While low oil prices are good for soft commodities where energy inputs are crucial, they aren’t good for hard commodities like copper and other metals because it takes a long time for the cycle of hard commodities to play out.
As prices fall, producers need to produce more materials to cover their costs. But when the commodities prices crash, the producer is forced to sell below cost to get rid of the inventory and gain some cash flow.
According to Clem Chambers, CEO of leading private investors website ADVFN.com and author of Be Rich, The Game in Wall Street and Letters to my Broker, it will take another large financial shock for commodities to get back up to where they were.
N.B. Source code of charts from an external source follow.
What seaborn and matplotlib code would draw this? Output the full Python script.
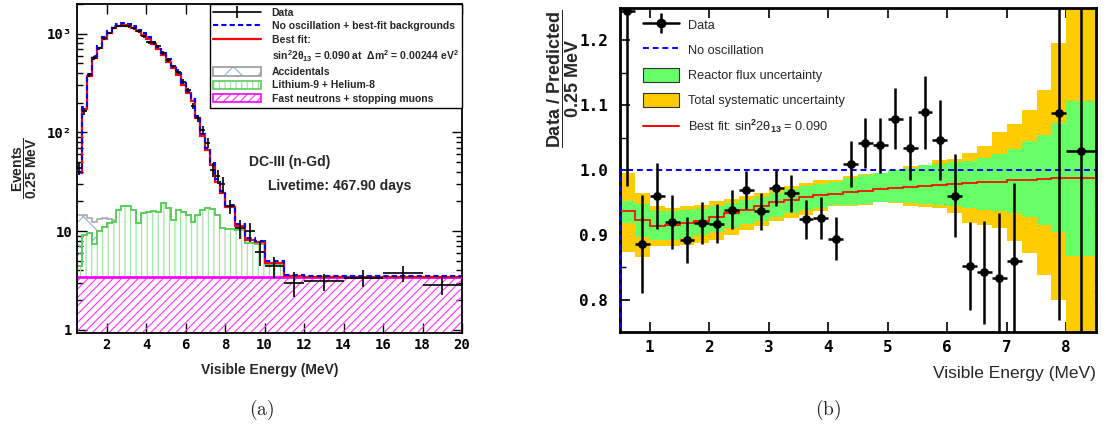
import numpy as np
import matplotlib
matplotlib.use("Agg")
import matplotlib.pyplot as plt
import seaborn as sns
from matplotlib.patches import Patch
from matplotlib.lines import Line2D
from matplotlib.ticker import FixedLocator, FixedFormatter, NullFormatter, MultipleLocator, LogLocator

# ---------------- panel (a): spectrum ----------------
spec_edges = [0.5, 0.75, 1.0, 1.25, 1.5, 1.75, 2.0, 2.25, 2.5, 2.75, 3.0, 3.25, 3.5, 3.75,
              4.0, 4.25, 4.5, 4.75, 5.0, 5.25, 5.5, 5.75, 6.0, 6.25, 6.5, 6.75, 7.0, 7.25,
              7.5, 7.75, 8.0, 8.5, 9.0, 9.5, 10.0, 11.0, 12.0, 14.0, 16.0, 18.0, 20.0]
data_counts = [43.5, 163, 384, 566, 714, 902, 1014, 1140, 1205, 1205,
               1186, 1133, 1057, 940, 818, 806, 745, 637, 544, 466,
               414, 328, 266, 186, 140, 106, 79, 42, 36, 30,
               17.8, 10.7, 10.0, 6.2, 4.4, 3.0, 3.1, 3.35, 3.75, 2.85]
data_err = [6.6, 12.8, 19.6, 23.8, 26.7, 30.0, 31.8, 33.8, 34.7, 34.7,
            34.4, 33.7, 32.5, 30.7, 28.6, 28.4, 27.3, 25.2, 23.3, 21.6,
            20.3, 18.1, 16.3, 13.6, 11.8, 10.3, 8.9, 6.5, 6.0, 5.5,
            3.0, 2.3, 2.2, 1.8, 1.05, 0.85, 0.62, 0.65, 0.68, 0.6]
nosc_bkg = [40, 183, 393, 589, 755, 926, 1055, 1186, 1260, 1290,
            1260, 1186, 1100, 1020, 926, 830, 735, 640, 550, 470,
            403, 318, 262, 216, 147, 96, 70, 49.5, 33.5, 25.5,
            18.6, 11.8, 8.6, 8.0, 5.0, 3.6, 3.5, 3.5, 3.5, 3.5]
best_fit = [38.7, 172, 374, 566, 714, 884, 1013, 1140, 1205, 1230,
            1205, 1140, 1055, 976, 884, 791, 698, 611, 523, 448,
            384, 303, 250, 206, 140, 91, 66.6, 47, 31.8, 24.3,
            17.7, 11.3, 8.2, 7.7, 4.8, 3.5, 3.47, 3.47, 3.47, 3.47]
# stacked fast-n + Li9/He8 (bins up to 11 MeV)
li9_stack = [4.45, 9.2, 9.55, 7.4, 10.1, 11.1, 12.0, 12.5, 16.4, 17.8,
             18.0, 16.4, 12.0, 15.2, 15.8, 15.9, 15.5, 19.2, 17.1, 13.0,
             16.4, 15.8, 14.6, 12.5, 14.6, 16.4, 17.1, 16.8, 14.6, 10.7,
             10.5, 10.3, 7.6, 7.4, 4.6]
# stacked + accidentals (first bins, where visible)
acc_stack = [14.6, 14.6, 13.5, 12.3, 13.2, 13.5, 13.3, 13.0]
fn_level = [3.47]
fn_edges = [0.5, 20.0]

# ---------------- panel (b): ratio ----------------
band_edges = [0.5, 0.75, 1.0, 1.25, 1.5, 1.75, 2.0, 2.25, 2.5, 2.75, 3.0, 3.25, 3.5, 3.75,
              4.0, 4.25, 4.5, 4.75, 5.0, 5.25, 5.5, 5.75, 6.0, 6.25, 6.5, 6.75, 7.0, 7.25,
              7.5, 7.75, 8.0, 8.25, 8.5]
best_ratio = [0.936, 0.923, 0.914, 0.915, 0.918, 0.921, 0.927, 0.933, 0.938, 0.944,
              0.950, 0.954, 0.958, 0.961, 0.963, 0.966, 0.968, 0.970, 0.972, 0.974,
              0.976, 0.977, 0.979, 0.980, 0.981, 0.982, 0.984, 0.985, 0.986, 0.987,
              0.988, 0.988]
flux_hi = [0.952, 0.947, 0.936, 0.936, 0.938, 0.940, 0.944, 0.949, 0.954, 0.959,
           0.964, 0.970, 0.975, 0.979, 0.982, 0.987, 0.992, 0.995, 1.000, 1.003,
           1.007, 1.010, 1.012, 1.014, 1.018, 1.025, 1.032, 1.044, 1.054, 1.072,
           1.106, 1.106]
flux_lo = [0.918, 0.897, 0.892, 0.892, 0.895, 0.900, 0.905, 0.910, 0.916, 0.922,
           0.928, 0.934, 0.938, 0.941, 0.946, 0.946, 0.948, 0.950, 0.950, 0.949,
           0.948, 0.946, 0.945, 0.941, 0.938, 0.936, 0.933, 0.927, 0.915, 0.905,
           0.867, 0.867]
syst_hi = [0.996, 0.964, 0.944, 0.941, 0.944, 0.946, 0.952, 0.956, 0.960, 0.965,
           0.970, 0.975, 0.980, 0.984, 0.985, 0.990, 0.994, 0.996, 0.997, 1.006,
           1.008, 1.015, 1.017, 1.026, 1.037, 1.059, 1.071, 1.092, 1.123, 1.196,
           1.30, 1.30]
syst_lo = [0.874, 0.866, 0.883, 0.883, 0.885, 0.887, 0.892, 0.900, 0.908, 0.914,
           0.921, 0.926, 0.931, 0.936, 0.944, 0.944, 0.946, 0.950, 0.949, 0.945,
           0.943, 0.941, 0.933, 0.918, 0.915, 0.910, 0.891, 0.872, 0.838, 0.800,
           0.70, 0.70]
ratio_edges = [0.5, 0.75, 1.0, 1.25, 1.5, 1.75, 2.0, 2.25, 2.5, 2.75, 3.0, 3.25, 3.5, 3.75,
               4.0, 4.25, 4.5, 4.75, 5.0, 5.25, 5.5, 5.75, 6.0, 6.25, 6.5, 6.75, 7.0, 7.25,
               7.5, 7.75, 8.0, 8.5]
ratio_vals = [1.245, 0.886, 0.960, 0.920, 0.892, 0.918, 0.917, 0.939, 0.969, 0.936,
              0.972, 0.964, 0.924, 0.926, 0.894, 1.009, 1.042, 1.038, 1.079, 1.034,
              1.089, 1.046, 0.960, 0.852, 0.842, 0.834, 0.860, np.nan, np.nan, 1.088,
              1.030]
ratio_err = [0.27, 0.076, 0.051, 0.042, 0.035, 0.032, 0.030, 0.030, 0.029, 0.029,
             0.028, 0.029, 0.030, 0.032, 0.033, 0.036, 0.039, 0.042, 0.047, 0.050,
             0.056, 0.062, 0.064, 0.068, 0.079, 0.10, 0.12, np.nan, np.nan, 0.32,
             0.40]
nosc_ratio = [1.0]
nosc_edges = [0.5, 8.5]

# ---------------- style ----------------
sns.set_theme(style="ticks")
plt.rcParams.update({
    "font.family": ["DejaVu Sans Mono"],
    "font.weight": "bold",
    "mathtext.fontset": "custom",
    "mathtext.rm": "Liberation Sans",
    "mathtext.bf": "Liberation Sans:bold",
    "mathtext.it": "Liberation Sans:italic",
    "mathtext.sf": "Liberation Sans",
    "xtick.direction": "in", "ytick.direction": "in",
    "xtick.top": True, "ytick.right": True,
    "xtick.major.size": 7, "ytick.major.size": 7,
    "xtick.minor.size": 4, "ytick.minor.size": 4,
    "xtick.color": "black", "ytick.color": "black",
    "axes.edgecolor": "black",
    "hatch.linewidth": 0.8,
})

SANS = "Liberation Sans"
fig = plt.figure(figsize=(11.06, 4.34), dpi=100)
W, H = 1106.0, 434.0
ax1 = fig.add_axes([77 / W, 1 - 333 / H, 385 / W, 329 / H])
ax2 = fig.add_axes([620 / W, 1 - 332 / H, 476 / W, 324 / H])

# ---------------- panel (a) drawing ----------------
se = np.array(spec_edges)
centers = 0.5 * (se[:-1] + se[1:])
halfw = 0.5 * (se[1:] - se[:-1])

ax1.set_yscale("log")
ax1.stairs(fn_level, fn_edges, baseline=0.5, fill=True, facecolor="none",
           edgecolor="#ff33ff", hatch="////", lw=0, zorder=1)
ax1.stairs(fn_level, fn_edges, baseline=None, color="#ff00ff", lw=2.0, zorder=3)
nli = len(li9_stack)
ax1.stairs(li9_stack, spec_edges[:nli + 1], baseline=fn_level[0], fill=True,
           facecolor="none", edgecolor="#9be39b", hatch="|||", lw=0, zorder=1)
ax1.stairs(li9_stack, spec_edges[:nli + 1], baseline=None, color="#5ccc5c", lw=1.4, zorder=2)
nac = len(acc_stack)
ax1.stairs(acc_stack, spec_edges[:nac + 1], baseline=li9_stack[:nac], fill=True,
           facecolor="none", edgecolor="#8fb0e0", hatch="x", lw=0, zorder=1)
ax1.stairs(acc_stack, spec_edges[:nac + 1], baseline=None, color="#aaaaaa", lw=1.2, zorder=2)
ax1.stairs(best_fit, spec_edges, baseline=None, color="#ff0000", lw=1.6, zorder=4)
ax1.stairs(nosc_bkg, spec_edges, baseline=None, color="#0000ff", lw=1.5,
           linestyle=(0, (2.5, 1.5)), zorder=5)
ax1.errorbar(centers, data_counts, xerr=halfw, yerr=data_err, fmt="none",
             ecolor="black", elinewidth=1.2, zorder=6)

ax1.set_xlim(0.5, 20)
ax1.set_ylim(0.93, 2000)
ax1.xaxis.set_major_locator(MultipleLocator(2))
ax1.yaxis.set_major_locator(FixedLocator([1, 10, 100, 1000]))
ax1.yaxis.set_major_formatter(FixedFormatter(["1", "10", "10²", "10³"]))
ax1.yaxis.set_minor_locator(LogLocator(base=10, subs=np.arange(2, 10)))
ax1.yaxis.set_minor_formatter(NullFormatter())
ax1.tick_params(labelsize=10, width=1.0)
for sp in ax1.spines.values():
    sp.set_linewidth(1.3)

ax1.set_xlabel("Visible Energy (MeV)", family=SANS, weight="bold", fontsize=10, labelpad=8)
ax1.text(0.553, 0.52, "DC-III (n-Gd)", transform=ax1.transAxes, ha="center", va="center",
         family=SANS, weight="bold", fontsize=10)
ax1.text(0.683, 0.447, "Livetime: 467.90 days", transform=ax1.transAxes, ha="center",
         va="center", family=SANS, weight="bold", fontsize=10)

h_data = Line2D([], [], color="black", lw=1.2, marker="|", markersize=9, markeredgewidth=1.2)
h_nosc = Line2D([], [], color="#0000ff", lw=1.5, linestyle=(0, (2.5, 1.5)))
h_best = Line2D([], [], color="#ff0000", lw=1.6)
h_blank = Line2D([], [], color="none")
h_acc = (Patch(facecolor="none", edgecolor="#8fb0e0", hatch="x", lw=0),
         Patch(facecolor="none", edgecolor="#999999", lw=1.2))
h_li = (Patch(facecolor="none", edgecolor="#9be39b", hatch="|||", lw=0),
        Patch(facecolor="none", edgecolor="#5ccc5c", lw=1.2))
h_fn = (Patch(facecolor="none", edgecolor="#ff33ff", hatch="////", lw=0),
        Patch(facecolor="none", edgecolor="#ff00ff", lw=1.2))
labels1 = ["Data", "No oscillation + best-fit backgrounds", "Best fit:",
           "sin$^{\\mathbf{2}}$2θ$_{\\mathbf{13}}$ = 0.090 at  Δm$^{\\mathbf{2}}$ = 0.00244 eV$^{\\mathbf{2}}$",
           "Accidentals", "Lithium-9 + Helium-8", "Fast neutrons + stopping muons"]
leg1 = ax1.legend([h_data, h_nosc, h_best, h_blank, h_acc, h_li, h_fn], labels1,
                  loc="upper right", bbox_to_anchor=(1.0, 1.0), borderaxespad=0,
                  prop={"family": SANS, "weight": "bold", "size": 7.5}, numpoints=1,
                  handlelength=4.6, handleheight=0.85, handletextpad=1.0,
                  labelspacing=0.33, borderpad=0.35, fancybox=False, framealpha=1,
                  edgecolor="black")
leg1.get_frame().set_linewidth(1.0)
leg1.set_zorder(10)

# ---------------- panel (b) drawing ----------------
re_ = np.array(ratio_edges)
rc = 0.5 * (re_[:-1] + re_[1:])
rhw = 0.5 * (re_[1:] - re_[:-1])

ax2.stairs(syst_hi, band_edges, baseline=syst_lo, fill=True, color="#ffcc00", lw=0, zorder=1)
ax2.stairs(flux_hi, band_edges, baseline=flux_lo, fill=True, color="#66ff66", lw=0, zorder=2)
ax2.stairs(best_ratio, band_edges, baseline=None, color="#ff0000", lw=1.2, zorder=3)
ax2.stairs(nosc_ratio, nosc_edges, baseline=0, color="#0000ff", lw=1.4,
           linestyle=(0, (3, 2)), zorder=3)
ax2.errorbar(rc, ratio_vals, xerr=rhw, yerr=ratio_err, fmt="none", ecolor="black",
             elinewidth=1.8, zorder=5)
sns.scatterplot(x=rc, y=ratio_vals, ax=ax2, color="black", s=40, edgecolor="black",
                linewidth=0, zorder=6, legend=False)

ax2.set_xlim(0.5, 8.5)
ax2.set_ylim(0.75, 1.25)
ax2.xaxis.set_major_locator(MultipleLocator(1))
ax2.yaxis.set_major_locator(FixedLocator([0.8, 0.9, 1.0, 1.1, 1.2]))
ax2.yaxis.set_major_formatter(FixedFormatter(["0.8", "0.9", "1.0", "1.1", "1.2"]))
ax2.yaxis.set_minor_locator(MultipleLocator(0.05))
ax2.tick_params(labelsize=11.5, width=1.2)
ax2.tick_params(axis="x", pad=6)
ax2.tick_params(axis="y", pad=8.5)
for sp in ax2.spines.values():
    sp.set_linewidth(2.0)

ax2.set_xlabel("Visible Energy (MeV)", family=SANS, weight="normal", fontsize=12.5,
               labelpad=8, loc="right")

h2_data = (Line2D([], [], color="black", lw=1.8, marker="o", markersize=6),
           Line2D([], [], color="black", lw=0, marker="|", markersize=14, markeredgewidth=1.8))
h2_nosc = Line2D([], [], color="#0000ff", lw=1.4, linestyle=(0, (3, 2)))
h2_flux = Patch(facecolor="#66ff66", edgecolor="#333333", lw=0.8)
h2_syst = Patch(facecolor="#ffcc00", edgecolor="#333333", lw=0.8)
h2_best = Line2D([], [], color="#ff0000", lw=1.4)
labels2 = ["Data", "No oscillation", "Reactor flux uncertainty",
           "Total systematic uncertainty", "Best fit: sin$^{2}$2θ$_{13}$ = 0.090"]
leg2 = ax2.legend([h2_data, h2_nosc, h2_flux, h2_syst, h2_best], labels2,
                  loc="upper left", bbox_to_anchor=(0.048, 0.970), borderaxespad=0,
                  borderpad=0, frameon=False, numpoints=1,
                  prop={"family": SANS, "weight": "normal", "size": 9.2},
                  handlelength=2.8, handleheight=1.3, handletextpad=0.75,
                  labelspacing=0.85)
leg2.set_zorder(10)

# ---------------- y labels and captions ----------------
fig.text(25 / W, 1 - 168 / H, r"$\dfrac{\mathbf{Events}}{\mathbf{0.25\ MeV}}$",
         rotation=90, ha="center", va="center", fontsize=10)
fig.text(563 / W, 1 - 79 / H, r"$\dfrac{\mathrm{Data\ /\ Predicted}}{\mathrm{0.25\ MeV}}$",
         rotation=90, ha="center", va="center", fontsize=13)
fig.text(262 / W, 1 - 410 / H, r"$\mathrm{(a)}$", math_fontfamily="cm",
         ha="center", va="center", fontsize=14)
fig.text(828 / W, 1 - 410 / H, r"$\mathrm{(b)}$", math_fontfamily="cm",
         ha="center", va="center", fontsize=14)

fig.savefig("out.png", dpi=100)
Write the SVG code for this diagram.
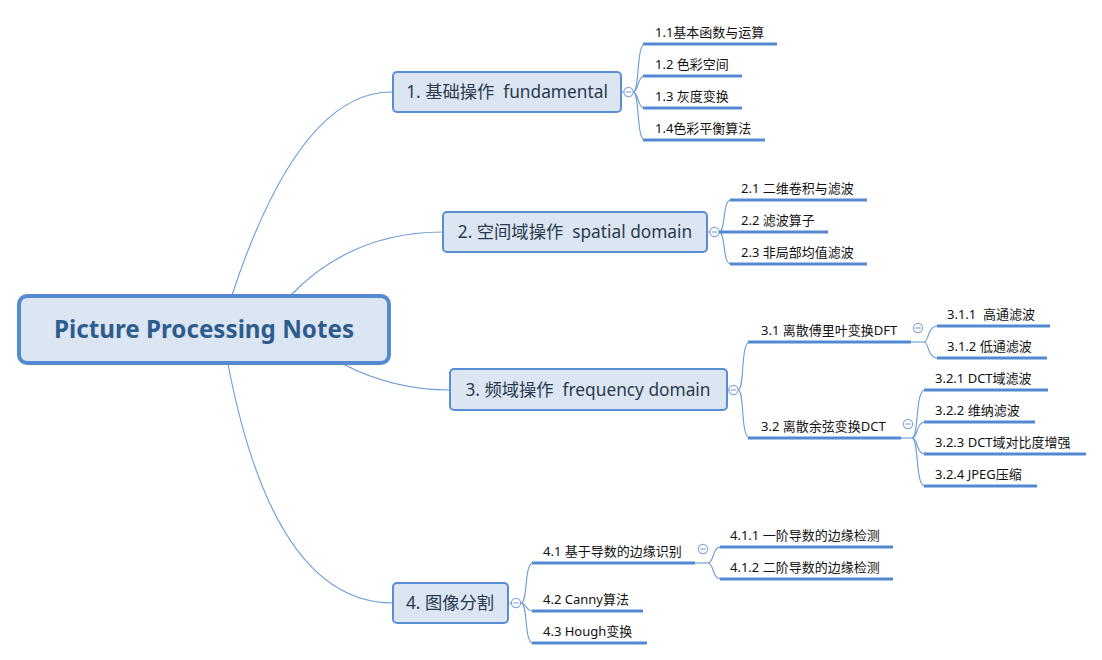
<svg xmlns="http://www.w3.org/2000/svg" width="1102" height="660" viewBox="0 0 1102 660">
<style>
.bg{fill:#ffffff}
.conn{fill:none;stroke:#6b9bd8;stroke-width:1.1}
.ul{fill:none;stroke:#5289d1;stroke-width:3}
.root rect{fill:#dce6f2;stroke:#5589d0;stroke-width:4}
.root text{font-family:"Noto Sans","Open Sans","Noto Sans CJK SC",sans-serif;font-weight:700;font-size:24.2px;fill:#2f5c8f}
.l1 rect{fill:#dce6f2;stroke:#5a8ed4;stroke-width:2}
.l1 text{font-family:"Noto Sans","Noto Sans CJK SC",sans-serif;font-size:17.3px;fill:#2a3a4e}
.tog circle{fill:#ffffff;stroke:#86a8da;stroke-width:1.2}
.tog line{stroke:#86a8da;stroke-width:1.2}
.l2 text{font-family:"Noto Sans","Noto Sans CJK SC",sans-serif;font-size:13px;fill:#111111}
</style>
<rect class="bg" x="0" y="0" width="1102" height="660"/>
<g id="connectors">
  <path class="conn" d="M232 295 Q300 90 393 92"/>
  <path class="conn" d="M291 295 Q352 232 443 232"/>
  <path class="conn" d="M343 364 Q393 390 450 390"/>
  <path class="conn" d="M228 364 Q274 603 393 603"/>
  <line class="conn" x1="621" y1="92" x2="624" y2="92"/>
  <path class="conn" d="M633 92 C640 92 636 44 645 44"/>
  <path class="conn" d="M633 92 C639 92 637 76 645 76"/>
  <path class="conn" d="M633 92 C639 92 637 108 645 108"/>
  <path class="conn" d="M633 92 C640 92 636 140 645 140"/>
  <line class="conn" x1="707" y1="232" x2="710" y2="232"/>
  <path class="conn" d="M719 232 C726 232 722 200 731 200"/>
  <path class="conn" d="M719 232 C726 232 722 264 731 264"/>
  <line class="conn" x1="727" y1="390" x2="729" y2="390"/>
  <path class="conn" d="M738 390 C745 390 740 342 750 342"/>
  <path class="conn" d="M738 390 C745 390 740 438 750 438"/>
  <line class="conn" x1="910" y1="342" x2="924" y2="342"/>
  <path class="conn" d="M924 342 C929 342 927 326 938 326"/>
  <path class="conn" d="M924 342 C929 342 927 358 938 358"/>
  <line class="conn" x1="900" y1="438" x2="912" y2="438"/>
  <path class="conn" d="M912 438 C919 438 915 390 925 390"/>
  <path class="conn" d="M912 438 C918 438 916 422 925 422"/>
  <path class="conn" d="M912 438 C918 438 916 454 925 454"/>
  <path class="conn" d="M912 438 C919 438 915 486 925 486"/>
  <line class="conn" x1="508" y1="603" x2="511" y2="603"/>
  <path class="conn" d="M521 603 C528 603 524 563 533 563"/>
  <path class="conn" d="M521 603 C527 603 525 611 533 611"/>
  <path class="conn" d="M521 603 C528 603 524 643 533 643"/>
  <line class="conn" x1="694" y1="563" x2="708" y2="563"/>
  <path class="conn" d="M708 563 C714 563 712 547 721 547"/>
  <path class="conn" d="M708 563 C714 563 712 579 721 579"/>
</g>

<g id="root" class="root">
  <rect x="19" y="296" width="370" height="67" rx="8"/>
  <text x="204" y="338" text-anchor="middle">Picture Processing Notes</text>
</g>

<g id="n1" class="l1">
  <rect x="393" y="72" width="228" height="40" rx="4"/>
  <text x="507" y="98" text-anchor="middle">1. 基础操作 &#160;fundamental</text>
</g>
<g id="n2" class="l1">
  <rect x="443" y="212" width="264" height="40" rx="4"/>
  <text x="575" y="238" text-anchor="middle">2. 空间域操作 &#160;spatial domain</text>
</g>
<g id="n3" class="l1">
  <rect x="450" y="369" width="277" height="41" rx="4"/>
  <text x="588" y="396" text-anchor="middle">3. 频域操作 &#160;frequency domain</text>
</g>
<g id="n4" class="l1">
  <rect x="393" y="583" width="115" height="40" rx="4"/>
  <text x="450" y="609" text-anchor="middle">4. 图像分割</text>
</g>

<g id="toggles" class="tog">
  <g id="t1"><circle cx="628.5" cy="92" r="4.6"/><line x1="625.8" y1="92" x2="631.2" y2="92"/></g>
  <g id="t2"><circle cx="714.5" cy="232" r="4.6"/><line x1="711.8" y1="232" x2="717.2" y2="232"/></g>
  <g id="t3"><circle cx="733.5" cy="390" r="4.6"/><line x1="730.8" y1="390" x2="736.2" y2="390"/></g>
  <g id="t31"><circle cx="918" cy="328" r="4.6"/><line x1="915.3" y1="328" x2="920.7" y2="328"/></g>
  <g id="t32"><circle cx="908" cy="424" r="4.6"/><line x1="905.3" y1="424" x2="910.7" y2="424"/></g>
  <g id="t4"><circle cx="516" cy="603" r="4.6"/><line x1="513.3" y1="603" x2="518.7" y2="603"/></g>
  <g id="t41"><circle cx="703" cy="549" r="4.6"/><line x1="700.3" y1="549" x2="705.7" y2="549"/></g>
</g>

<g id="n1-1" class="l2"><line class="ul" x1="643" y1="44" x2="777" y2="44"/><text x="655" y="37">1.1基本函数与运算</text></g>
<g id="n1-2" class="l2"><line class="ul" x1="643" y1="76" x2="742" y2="76"/><text x="655" y="69">1.2 色彩空间</text></g>
<g id="n1-3" class="l2"><line class="ul" x1="643" y1="108" x2="742" y2="108"/><text x="655" y="101">1.3 灰度变换</text></g>
<g id="n1-4" class="l2"><line class="ul" x1="643" y1="140" x2="765" y2="140"/><text x="655" y="133">1.4色彩平衡算法</text></g>

<g id="n2-1" class="l2"><line class="ul" x1="730" y1="200" x2="867" y2="200"/><text x="741" y="193">2.1 二维卷积与滤波</text></g>
<g id="n2-2" class="l2"><line class="ul" x1="719" y1="232" x2="828" y2="232"/><text x="741" y="225">2.2 滤波算子</text></g>
<g id="n2-3" class="l2"><line class="ul" x1="730" y1="264" x2="867" y2="264"/><text x="741" y="257">2.3 非局部均值滤波</text></g>

<g id="n3-1" class="l2"><line class="ul" x1="748" y1="342" x2="911" y2="342"/><text x="761" y="335">3.1 离散傅里叶变换DFT</text></g>
<g id="n3-1-1" class="l2"><line class="ul" x1="937" y1="326" x2="1050" y2="326"/><text x="947" y="319">3.1.1 &#160;高通滤波</text></g>
<g id="n3-1-2" class="l2"><line class="ul" x1="937" y1="358" x2="1047" y2="358"/><text x="947" y="351">3.1.2 低通滤波</text></g>
<g id="n3-2" class="l2"><line class="ul" x1="748" y1="438" x2="901" y2="438"/><text x="761" y="431">3.2 离散余弦变换DCT</text></g>
<g id="n3-2-1" class="l2"><line class="ul" x1="924" y1="390" x2="1048" y2="390"/><text x="935" y="383">3.2.1 DCT域滤波</text></g>
<g id="n3-2-2" class="l2"><line class="ul" x1="924" y1="422" x2="1035" y2="422"/><text x="935" y="415">3.2.2 维纳滤波</text></g>
<g id="n3-2-3" class="l2"><line class="ul" x1="924" y1="454" x2="1086" y2="454"/><text x="935" y="447">3.2.3 DCT域对比度增强</text></g>
<g id="n3-2-4" class="l2"><line class="ul" x1="924" y1="486" x2="1037" y2="486"/><text x="935" y="479">3.2.4 JPEG压缩</text></g>

<g id="n4-1" class="l2"><line class="ul" x1="532" y1="563" x2="695" y2="563"/><text x="543" y="556">4.1 基于导数的边缘识别</text></g>
<g id="n4-1-1" class="l2"><line class="ul" x1="720" y1="547" x2="893" y2="547"/><text x="730" y="540">4.1.1 一阶导数的边缘检测</text></g>
<g id="n4-1-2" class="l2"><line class="ul" x1="720" y1="579" x2="893" y2="579"/><text x="730" y="572">4.1.2 二阶导数的边缘检测</text></g>
<g id="n4-2" class="l2"><line class="ul" x1="532" y1="611" x2="643" y2="611"/><text x="543" y="604">4.2 Canny算法</text></g>
<g id="n4-3" class="l2"><line class="ul" x1="532" y1="643" x2="647" y2="643"/><text x="543" y="636">4.3 Hough变换</text></g>
</svg>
Forbes has more information on Chambers’ commodity prediction:
The oil price is recovering. As I wrote in previous pieces, low oil prices are a cure for low oil prices. This is because energy is the foundation of economic activity.
Cheap energy is great, but the principle of the ‘greedy algorithm’ where grabbing as much as you can is the way to prosper means it can’t stay extremely cheap for very long.
The read through is that this rally in oil should mean a rally in other natural resources.
You might look at gold and say, oil up means gold up means other commodities to follow. This may well be true of soft commodities where energy inputs are key but it’s a trap when it comes to hard commodities such as copper and other metals. Oil and metals are different.